Last week I was down in the San Gabriel River watershed and took a few pictures. I’ve been down there almost every week for the past month or so. It’s getting a bit to hot to make the bike ride out there now, though. Last week, the cacti and buckwheat were flowering. The brittlebush flowers were wilting and their leaves were beginning to shrink. The golden currants were ripe and delicious! They saved my ass, because it was hotter than expected and I didn’t have breakfast that morning. It only took a couple of handfuls to wipe out my fatigue.
Before I left, a raven glided in circles above my head. I tried to get a picture but she didn’t want it. The first shot I screwed up, and then she flew away before I could get ready for a second.
A couple of panorama shots of the San Gabriel River:
http://i145.photobucket.com/albums/r205/xelkarin/IMAG0006.jpg
http://i145.photobucket.com/albums/r205/xelkarin/IMAG0007.jpg
Our local short-tempered entheogen:
http://i145.photobucket.com/albums/r205/xelkarin/IMAG0005.jpg
The currants are current:
http://i145.photobucket.com/albums/r205/xelkarin/IMAG0016.jpg
http://i145.photobucket.com/albums/r205/xelkarin/IMAG0019.jpg
Cacti are in bloom and the bees love them:
http://i145.photobucket.com/albums/r205/xelkarin/IMAG0021.jpg
http://i145.photobucket.com/albums/r205/xelkarin/IMAG0022.jpg
Buckwheat is blooming as well:
http://i145.photobucket.com/albums/r205/xelkarin/IMAG0026.jpg
I’m also putting in some pictures of my garden. I mostly just planted a few small plants and scattered some seeds around in a few small spaces I got. Things are just starting to get interesting. I’m sad I gotta be leaving them.
A potato in a (the neighbor’s) washbin. I was hoping to see this flower.
http://i145.photobucket.com/albums/r205/xelkarin/IMAG0035.jpg
A tangled mess of tomato and nasturtium with a potato in the bottom left corner.
http://i145.photobucket.com/albums/r205/xelkarin/IMAG0046.jpg
A tomato close up (just to prove that, yes, they’re there and doing pretty well).
http://i145.photobucket.com/albums/r205/xelkarin/IMAG0047.jpg
My herb plot, which has mint, garlic, oregano, lemon verbena, horehound and feverfew.
http://i145.photobucket.com/albums/r205/xelkarin/IMAG0048.jpg
And lastly, on the trip back I stopped to rest under a bridge. I’ve never noticed this on my previous trips, because it was never really hot enough for me to have to stop and rest. While I was resting, I noticed some squeaking noises coming from behind me, seemingly from up near the base of the bridge. I climbed up a few feet and realized they were coming from above me. Then I noticed the dark spot on the ground to my right. Guano! I’ll have to go back one evening to watch the bats fly out for the night.

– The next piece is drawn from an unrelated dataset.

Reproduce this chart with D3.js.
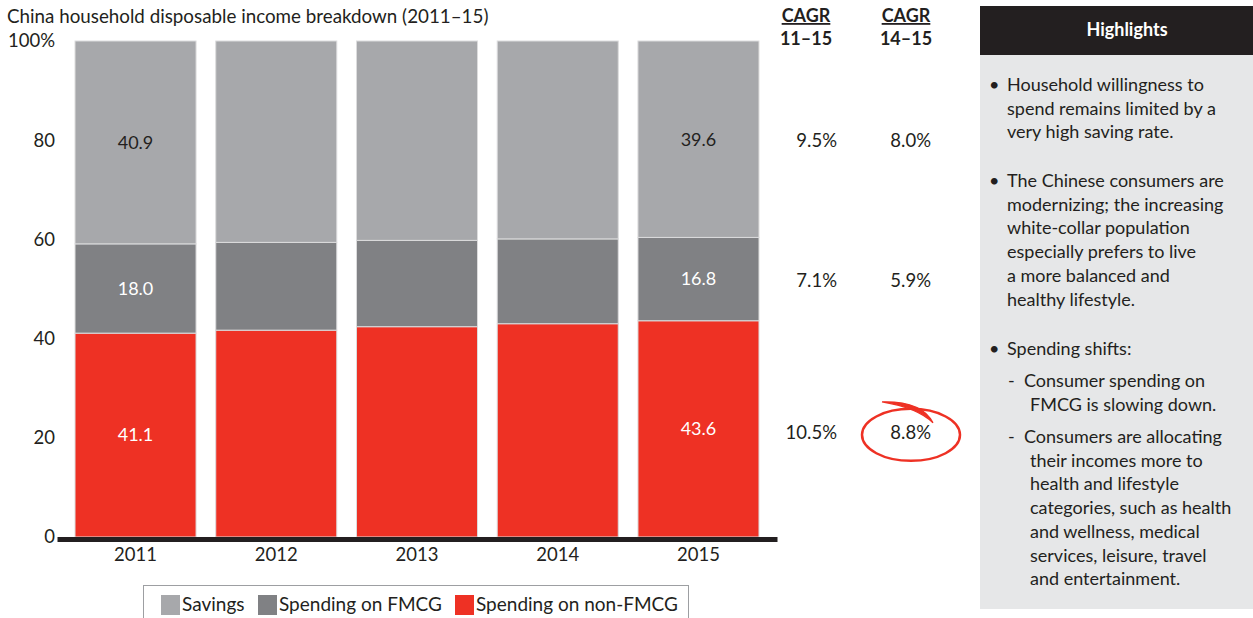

http://i145.photobucket.com/albums/r205/xelkarin/IMAG0030.jpg
As I’m sitting here looking out my window I can see little poofs of yellow pollen randomly coming off the branches of a big ponderosa pine. Like little plumes of smoke coming off the tips of the branches. It makes it look like the tips of the branches are smoldering and about to burst into flames.
The pollen pods are swollen to bursting on the ponderosa’s right now.
I remember looking out over a valley while sitting on a stump taking a break, when I worked in the woods, and seeing gusts of wind take whole clouds of pollen off the lodgepole pines on a slope. It looked like there was a smoldering fire on the slope. Took us a minute to figure out what it was.
PS. Whoa! a gust of wind just took a big cloud off this ponderosa! We have yellow dust all over everything now.
Fun and YUMMY pine pollen. I enjoy foraging around a cup or two every year to add to muffins, although this year I’ve skipped thus far.
The berry season has officially begun here in mid vancouver island. WE had our first salmonberry feast a few days ago, and collected oyster mushrooms at the same time.